------ Records provided

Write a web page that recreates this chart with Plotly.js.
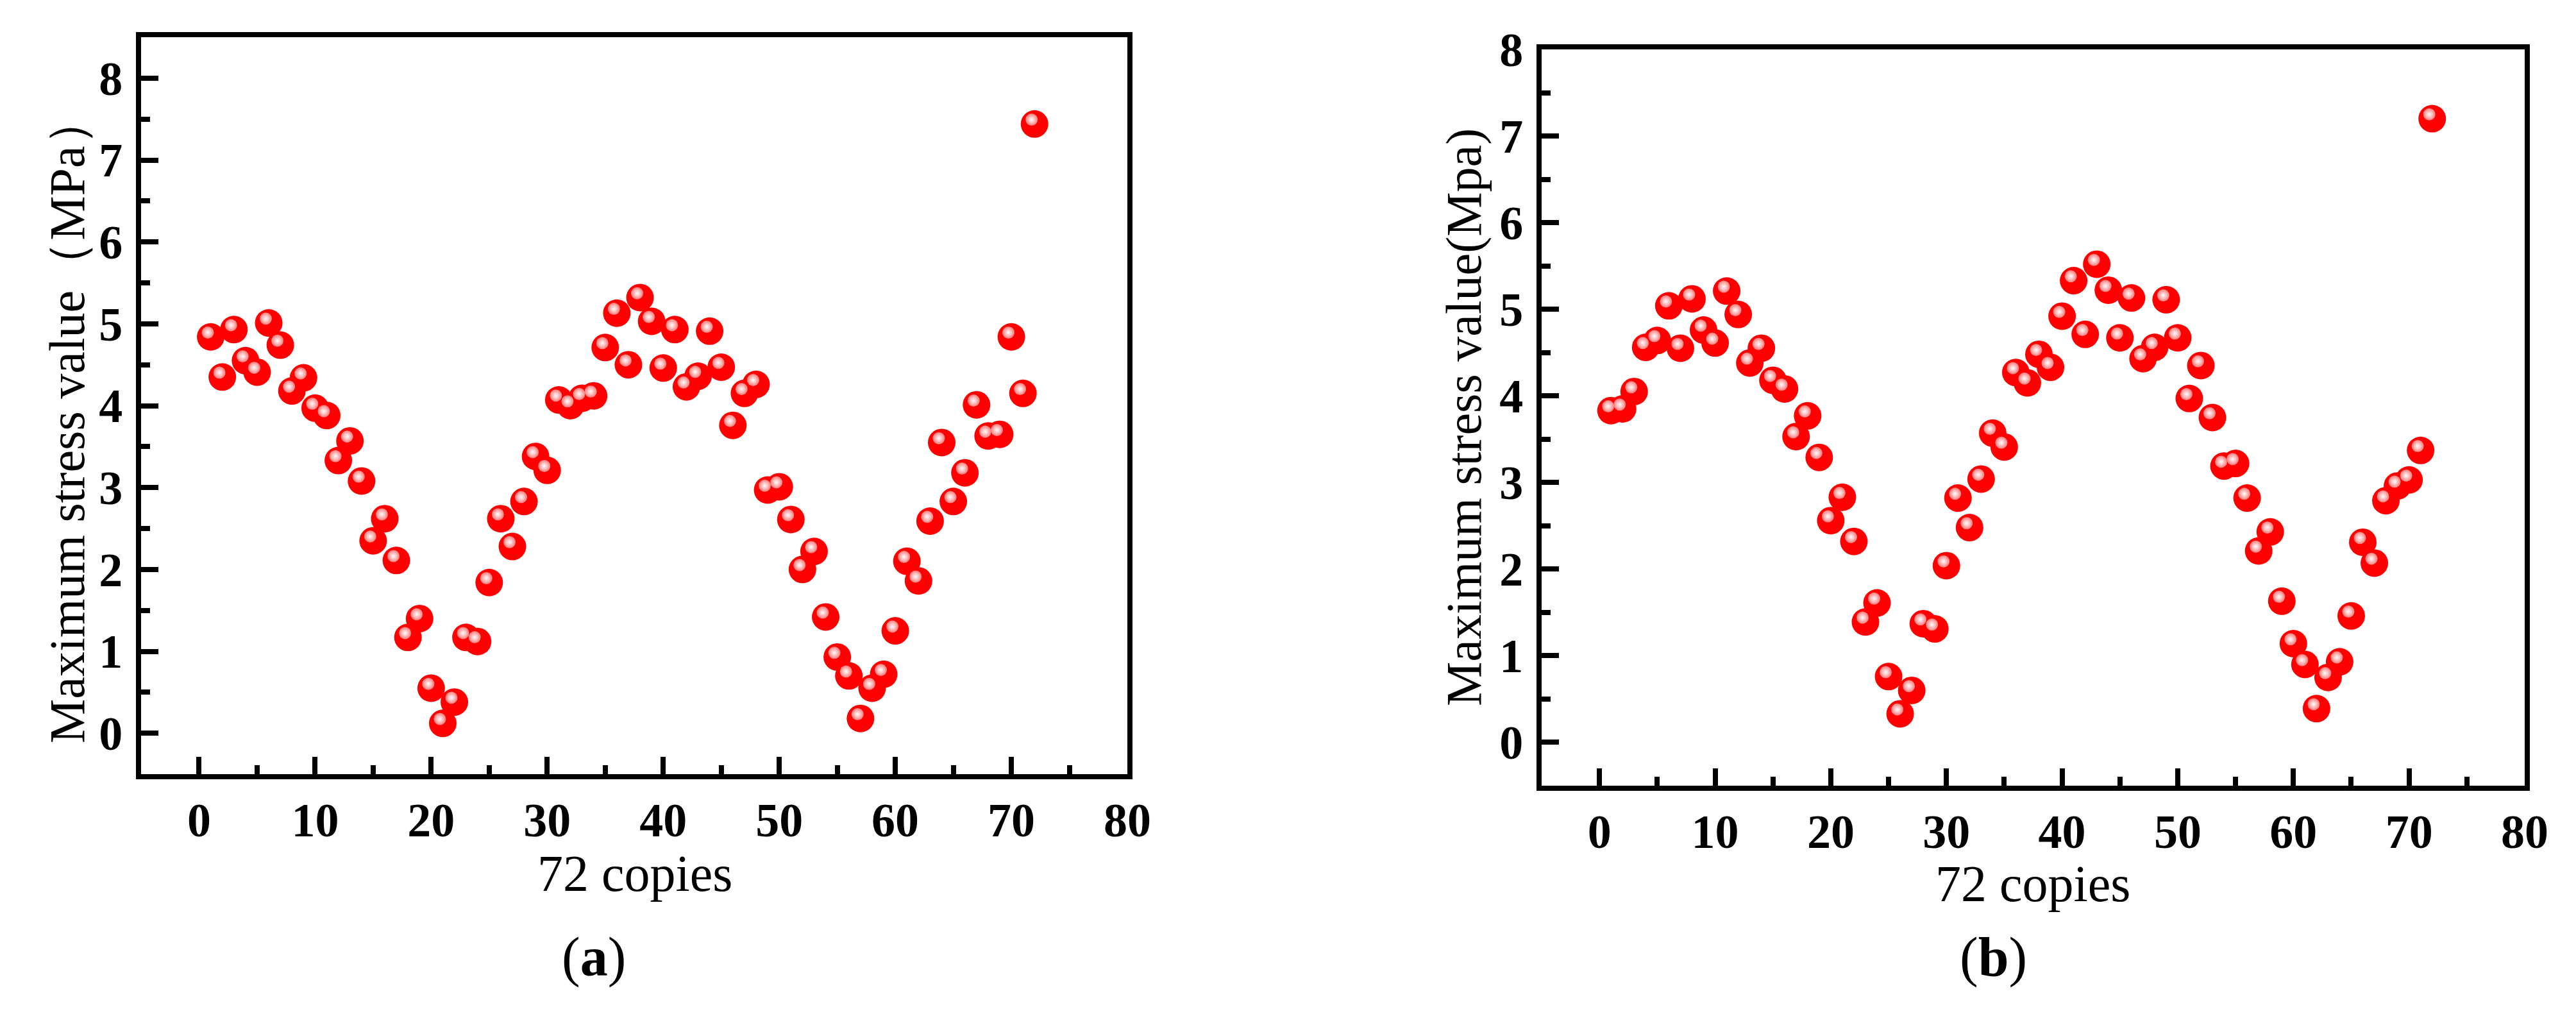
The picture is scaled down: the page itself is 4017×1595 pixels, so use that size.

------------
------ Records provided

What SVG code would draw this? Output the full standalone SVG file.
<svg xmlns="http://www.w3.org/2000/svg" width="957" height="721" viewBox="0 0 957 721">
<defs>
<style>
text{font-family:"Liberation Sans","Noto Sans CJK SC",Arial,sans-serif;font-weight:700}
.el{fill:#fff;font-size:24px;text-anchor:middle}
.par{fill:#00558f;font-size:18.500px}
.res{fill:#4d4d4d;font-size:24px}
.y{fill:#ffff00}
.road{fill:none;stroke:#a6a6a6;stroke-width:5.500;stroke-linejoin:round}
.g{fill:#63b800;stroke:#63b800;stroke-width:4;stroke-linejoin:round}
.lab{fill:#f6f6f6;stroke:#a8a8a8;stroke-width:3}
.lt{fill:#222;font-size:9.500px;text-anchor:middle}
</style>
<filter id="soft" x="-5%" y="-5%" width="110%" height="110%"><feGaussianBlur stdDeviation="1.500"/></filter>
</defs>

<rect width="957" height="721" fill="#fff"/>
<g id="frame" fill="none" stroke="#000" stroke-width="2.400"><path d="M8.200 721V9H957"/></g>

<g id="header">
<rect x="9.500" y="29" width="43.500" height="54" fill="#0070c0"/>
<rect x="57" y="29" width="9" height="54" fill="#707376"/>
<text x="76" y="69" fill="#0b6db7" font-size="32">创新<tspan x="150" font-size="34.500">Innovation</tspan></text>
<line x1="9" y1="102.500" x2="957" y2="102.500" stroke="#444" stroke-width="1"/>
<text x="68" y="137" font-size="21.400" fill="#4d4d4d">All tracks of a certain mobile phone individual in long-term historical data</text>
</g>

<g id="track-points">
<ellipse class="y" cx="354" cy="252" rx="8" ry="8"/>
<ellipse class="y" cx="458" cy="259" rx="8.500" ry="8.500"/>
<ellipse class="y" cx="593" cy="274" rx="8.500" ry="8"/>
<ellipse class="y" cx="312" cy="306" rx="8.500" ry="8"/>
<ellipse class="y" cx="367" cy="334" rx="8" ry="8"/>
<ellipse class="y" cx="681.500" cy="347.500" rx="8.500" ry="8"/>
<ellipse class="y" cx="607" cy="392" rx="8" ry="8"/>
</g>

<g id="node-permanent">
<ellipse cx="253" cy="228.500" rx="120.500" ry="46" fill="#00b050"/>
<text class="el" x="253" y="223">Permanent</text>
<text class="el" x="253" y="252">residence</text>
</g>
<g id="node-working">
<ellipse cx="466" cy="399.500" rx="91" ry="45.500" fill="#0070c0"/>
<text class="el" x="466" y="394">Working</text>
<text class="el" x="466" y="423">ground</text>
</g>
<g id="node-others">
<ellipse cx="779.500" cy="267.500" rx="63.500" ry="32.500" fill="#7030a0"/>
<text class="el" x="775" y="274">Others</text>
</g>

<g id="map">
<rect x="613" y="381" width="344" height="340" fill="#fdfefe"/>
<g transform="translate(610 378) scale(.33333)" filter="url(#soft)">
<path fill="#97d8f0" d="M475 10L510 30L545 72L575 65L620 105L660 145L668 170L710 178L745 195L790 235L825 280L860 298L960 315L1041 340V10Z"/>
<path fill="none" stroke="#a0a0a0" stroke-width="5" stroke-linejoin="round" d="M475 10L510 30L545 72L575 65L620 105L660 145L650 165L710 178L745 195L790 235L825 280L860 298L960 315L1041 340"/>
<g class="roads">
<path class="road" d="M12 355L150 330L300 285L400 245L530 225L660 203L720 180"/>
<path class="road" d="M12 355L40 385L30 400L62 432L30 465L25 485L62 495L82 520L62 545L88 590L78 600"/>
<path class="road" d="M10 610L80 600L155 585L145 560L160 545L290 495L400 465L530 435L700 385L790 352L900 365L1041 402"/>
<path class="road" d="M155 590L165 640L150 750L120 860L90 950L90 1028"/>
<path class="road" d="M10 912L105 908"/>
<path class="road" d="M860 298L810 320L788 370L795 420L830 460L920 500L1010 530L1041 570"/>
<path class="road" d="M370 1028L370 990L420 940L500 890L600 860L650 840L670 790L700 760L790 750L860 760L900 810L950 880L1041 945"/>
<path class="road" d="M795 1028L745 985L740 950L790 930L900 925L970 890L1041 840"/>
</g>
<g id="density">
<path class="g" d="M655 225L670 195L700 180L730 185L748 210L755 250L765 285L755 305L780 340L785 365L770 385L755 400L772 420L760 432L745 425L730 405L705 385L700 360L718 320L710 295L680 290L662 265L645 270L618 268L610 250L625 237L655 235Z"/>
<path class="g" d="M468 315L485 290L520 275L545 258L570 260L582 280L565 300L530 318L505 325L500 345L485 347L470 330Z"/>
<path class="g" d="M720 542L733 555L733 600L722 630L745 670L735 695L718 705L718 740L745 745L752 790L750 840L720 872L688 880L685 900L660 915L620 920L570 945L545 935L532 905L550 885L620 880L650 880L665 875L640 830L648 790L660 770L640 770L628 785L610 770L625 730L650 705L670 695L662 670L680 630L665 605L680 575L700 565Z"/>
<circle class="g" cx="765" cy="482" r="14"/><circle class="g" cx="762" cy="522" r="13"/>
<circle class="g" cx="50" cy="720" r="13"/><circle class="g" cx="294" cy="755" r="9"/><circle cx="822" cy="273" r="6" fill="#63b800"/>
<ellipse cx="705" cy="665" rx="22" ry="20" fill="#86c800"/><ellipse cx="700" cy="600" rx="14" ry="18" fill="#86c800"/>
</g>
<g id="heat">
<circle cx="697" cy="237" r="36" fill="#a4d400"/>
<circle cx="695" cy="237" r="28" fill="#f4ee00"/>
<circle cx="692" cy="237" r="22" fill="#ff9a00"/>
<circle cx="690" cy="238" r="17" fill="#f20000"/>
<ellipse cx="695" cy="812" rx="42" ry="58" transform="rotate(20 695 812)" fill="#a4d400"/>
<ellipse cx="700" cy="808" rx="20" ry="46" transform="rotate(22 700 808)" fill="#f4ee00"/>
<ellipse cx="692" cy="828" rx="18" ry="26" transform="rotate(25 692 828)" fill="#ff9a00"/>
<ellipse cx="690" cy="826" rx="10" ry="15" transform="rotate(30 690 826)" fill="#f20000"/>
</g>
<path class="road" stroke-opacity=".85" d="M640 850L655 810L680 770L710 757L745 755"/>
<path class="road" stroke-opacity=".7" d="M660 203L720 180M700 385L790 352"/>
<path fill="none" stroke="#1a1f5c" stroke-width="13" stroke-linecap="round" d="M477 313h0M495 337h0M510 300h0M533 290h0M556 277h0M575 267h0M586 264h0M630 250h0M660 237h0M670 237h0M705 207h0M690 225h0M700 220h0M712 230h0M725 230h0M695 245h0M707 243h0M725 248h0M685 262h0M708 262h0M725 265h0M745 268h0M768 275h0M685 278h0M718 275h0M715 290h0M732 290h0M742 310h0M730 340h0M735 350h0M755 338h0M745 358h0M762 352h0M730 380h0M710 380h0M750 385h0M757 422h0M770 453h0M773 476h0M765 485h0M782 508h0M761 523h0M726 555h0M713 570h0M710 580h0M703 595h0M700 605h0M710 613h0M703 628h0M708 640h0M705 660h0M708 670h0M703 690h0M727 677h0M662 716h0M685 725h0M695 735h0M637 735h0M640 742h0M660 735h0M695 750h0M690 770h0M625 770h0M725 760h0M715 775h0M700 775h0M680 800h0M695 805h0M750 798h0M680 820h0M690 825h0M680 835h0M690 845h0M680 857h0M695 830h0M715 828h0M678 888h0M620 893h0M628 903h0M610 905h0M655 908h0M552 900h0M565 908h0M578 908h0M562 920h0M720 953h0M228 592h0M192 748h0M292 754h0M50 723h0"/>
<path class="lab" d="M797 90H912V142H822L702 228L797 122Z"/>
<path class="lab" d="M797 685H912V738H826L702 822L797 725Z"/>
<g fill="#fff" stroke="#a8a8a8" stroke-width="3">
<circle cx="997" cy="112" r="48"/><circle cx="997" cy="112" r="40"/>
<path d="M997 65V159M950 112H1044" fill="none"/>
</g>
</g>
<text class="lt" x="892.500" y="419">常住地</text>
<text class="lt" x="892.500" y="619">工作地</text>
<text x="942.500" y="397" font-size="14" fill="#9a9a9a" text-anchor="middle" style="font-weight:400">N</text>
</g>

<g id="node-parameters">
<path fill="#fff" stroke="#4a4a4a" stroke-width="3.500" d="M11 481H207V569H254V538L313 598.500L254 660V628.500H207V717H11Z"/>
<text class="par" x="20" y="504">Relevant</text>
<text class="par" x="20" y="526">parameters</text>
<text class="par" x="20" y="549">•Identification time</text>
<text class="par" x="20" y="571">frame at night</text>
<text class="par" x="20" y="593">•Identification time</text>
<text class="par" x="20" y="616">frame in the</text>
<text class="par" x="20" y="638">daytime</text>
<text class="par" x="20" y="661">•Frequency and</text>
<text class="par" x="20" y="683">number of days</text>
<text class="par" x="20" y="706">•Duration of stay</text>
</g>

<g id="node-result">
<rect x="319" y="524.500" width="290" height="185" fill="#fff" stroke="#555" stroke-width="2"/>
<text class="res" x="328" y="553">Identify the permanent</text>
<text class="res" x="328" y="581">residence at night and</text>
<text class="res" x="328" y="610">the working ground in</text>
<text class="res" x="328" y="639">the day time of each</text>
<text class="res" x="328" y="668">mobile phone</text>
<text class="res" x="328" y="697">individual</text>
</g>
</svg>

------------

• [What the exercise asks] Leaving the pictures out, write out exactly the lines from the line containing "Write a web" through the line containing "The picture is", both included.

• [Written response]
Write a web page that recreates this chart with Plotly.js.
The picture is scaled down: the page itself is 4017×1595 pixels, so use that size.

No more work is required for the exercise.